TASK INSTRUCTIONS
An exact copy of all the data is required, with pictures left out.

AVAILABLE DATA
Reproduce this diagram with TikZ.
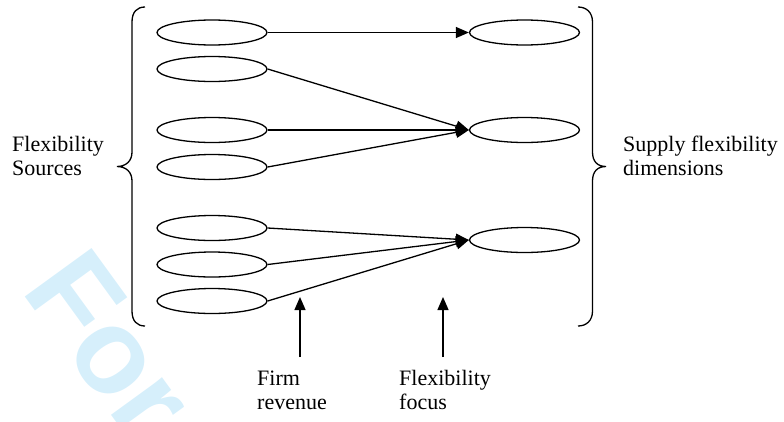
\documentclass[tikz,border=0pt]{standalone}
\usepackage{fontspec}
\setmainfont{Liberation Serif}
\newfontfamily\wmfont{Liberation Sans}
\usetikzlibrary{shapes.geometric,arrows.meta}
\definecolor{wmcyan}{RGB}{214,239,251}
\tikzset{
  oval/.style={draw, ellipse, line width=1.3pt, minimum width=110pt, minimum height=25pt, inner sep=0pt},
  conn/.style={line width=1.3pt, -{Triangle[length=13pt,width=11pt]}},
  brc/.style={line width=1.3pt},
  lbl/.style={anchor=base west, inner sep=0pt, align=left, font=\fontsize{22}{24}\selectfont},
}
\begin{document}
\begin{tikzpicture}[x=1pt,y=-1pt]
\useasboundingbox (0,0) rectangle (784,421);
\begin{scope}
\clip (0,0) rectangle (784,421);
\node[wmcyan, rotate=-54, anchor=base west, inner sep=0pt, font=\wmfont\bfseries\fontsize{120}{120}\selectfont] (wm) at (20,290) {For};
\end{scope}
% left ovals
\node[oval] (l1) at (212,32.5) {};
\node[oval] (l2) at (212,69) {};
\node[oval] (l3) at (212,130) {};
\node[oval] (l4) at (212,167) {};
\node[oval] (l5) at (212,228) {};
\node[oval] (l6) at (212,264.5) {};
\node[oval] (l7) at (212,301) {};
% right ovals
\node[oval] (r1) at (524.5,32.5) {};
\node[oval] (r2) at (524.5,130) {};
\node[oval] (r3) at (524.5,240) {};
% connectors
\draw[conn] (l1.east) -- (r1.west);
\draw[conn] (l2.east) -- (r2.west);
\draw[conn] (l3.east) -- (r2.west);
\draw[conn] (l4.east) -- (r2.west);
\draw[conn] (l5.east) -- (r3.west);
\draw[conn] (l6.east) -- (r3.west);
\draw[conn] (l7.east) -- (r3.west);
% braces
\draw[brc] (145,7) .. controls (137,7) and (132,12) .. (132,22) -- (132,152)
  .. controls (132,161) and (126,166.5) .. (117,166.5)
  .. controls (126,166.5) and (132,172) .. (132,181) -- (132,311)
  .. controls (132,321) and (137,326) .. (145,326);
\draw[brc] (578,7) .. controls (586,7) and (592.5,12) .. (592.5,22) -- (592.5,152)
  .. controls (592.5,161) and (597,166.5) .. (606,166.5)
  .. controls (597,166.5) and (592.5,172) .. (592.5,181) -- (592.5,311)
  .. controls (592.5,321) and (586,326) .. (578,326);
% side labels (anchor on the last line's baseline)
\node[lbl] (src) at (12,175.5) {Flexibility\\Sources};
\node[lbl] (dim) at (623,175.5) {Supply flexibility\\dimensions};
% bottom labels and arrows
\node[lbl] (rev) at (257,409.5) {Firm\\revenue};
\node[lbl] (foc) at (399,409.5) {Flexibility\\focus};
\coordinate (revtail) at (300,357);
\coordinate (revhead) at (300,297);
\coordinate (foctail) at (443,357);
\coordinate (fochead) at (443,297);
\draw[conn] (revtail) -- (revhead);
\draw[conn] (foctail) -- (fochead);
\end{tikzpicture}
\end{document}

RESULT
Reproduce this diagram with TikZ.
\documentclass[tikz,border=0pt]{standalone}
\usepackage{fontspec}
\setmainfont{Liberation Serif}
\newfontfamily\wmfont{Liberation Sans}
\usetikzlibrary{shapes.geometric,arrows.meta}
\definecolor{wmcyan}{RGB}{214,239,251}
\tikzset{
  oval/.style={draw, ellipse, line width=1.3pt, minimum width=110pt, minimum height=25pt, inner sep=0pt},
  conn/.style={line width=1.3pt, -{Triangle[length=13pt,width=11pt]}},
  brc/.style={line width=1.3pt},
  lbl/.style={anchor=base west, inner sep=0pt, align=left, font=\fontsize{22}{24}\selectfont},
}
\begin{document}
\begin{tikzpicture}[x=1pt,y=-1pt]
\useasboundingbox (0,0) rectangle (784,421);
\begin{scope}
\clip (0,0) rectangle (784,421);
\node[wmcyan, rotate=-54, anchor=base west, inner sep=0pt, font=\wmfont\bfseries\fontsize{120}{120}\selectfont] (wm) at (20,290) {For};
\end{scope}
% left ovals
\node[oval] (l1) at (212,32.5) {};
\node[oval] (l2) at (212,69) {};
\node[oval] (l3) at (212,130) {};
\node[oval] (l4) at (212,167) {};
\node[oval] (l5) at (212,228) {};
\node[oval] (l6) at (212,264.5) {};
\node[oval] (l7) at (212,301) {};
% right ovals
\node[oval] (r1) at (524.5,32.5) {};
\node[oval] (r2) at (524.5,130) {};
\node[oval] (r3) at (524.5,240) {};
% connectors
\draw[conn] (l1.east) -- (r1.west);
\draw[conn] (l2.east) -- (r2.west);
\draw[conn] (l3.east) -- (r2.west);
\draw[conn] (l4.east) -- (r2.west);
\draw[conn] (l5.east) -- (r3.west);
\draw[conn] (l6.east) -- (r3.west);
\draw[conn] (l7.east) -- (r3.west);
% braces
\draw[brc] (145,7) .. controls (137,7) and (132,12) .. (132,22) -- (132,152)
  .. controls (132,161) and (126,166.5) .. (117,166.5)
  .. controls (126,166.5) and (132,172) .. (132,181) -- (132,311)
  .. controls (132,321) and (137,326) .. (145,326);
\draw[brc] (578,7) .. controls (586,7) and (592.5,12) .. (592.5,22) -- (592.5,152)
  .. controls (592.5,161) and (597,166.5) .. (606,166.5)
  .. controls (597,166.5) and (592.5,172) .. (592.5,181) -- (592.5,311)
  .. controls (592.5,321) and (586,326) .. (578,326);
% side labels (anchor on the last line's baseline)
\node[lbl] (src) at (12,175.5) {Flexibility\\Sources};
\node[lbl] (dim) at (623,175.5) {Supply flexibility\\dimensions};
% bottom labels and arrows
\node[lbl] (rev) at (257,409.5) {Firm\\revenue};
\node[lbl] (foc) at (399,409.5) {Flexibility\\focus};
\coordinate (revtail) at (300,357);
\coordinate (revhead) at (300,297);
\coordinate (foctail) at (443,357);
\coordinate (fochead) at (443,297);
\draw[conn] (revtail) -- (revhead);
\draw[conn] (foctail) -- (fochead);
\end{tikzpicture}
\end{document}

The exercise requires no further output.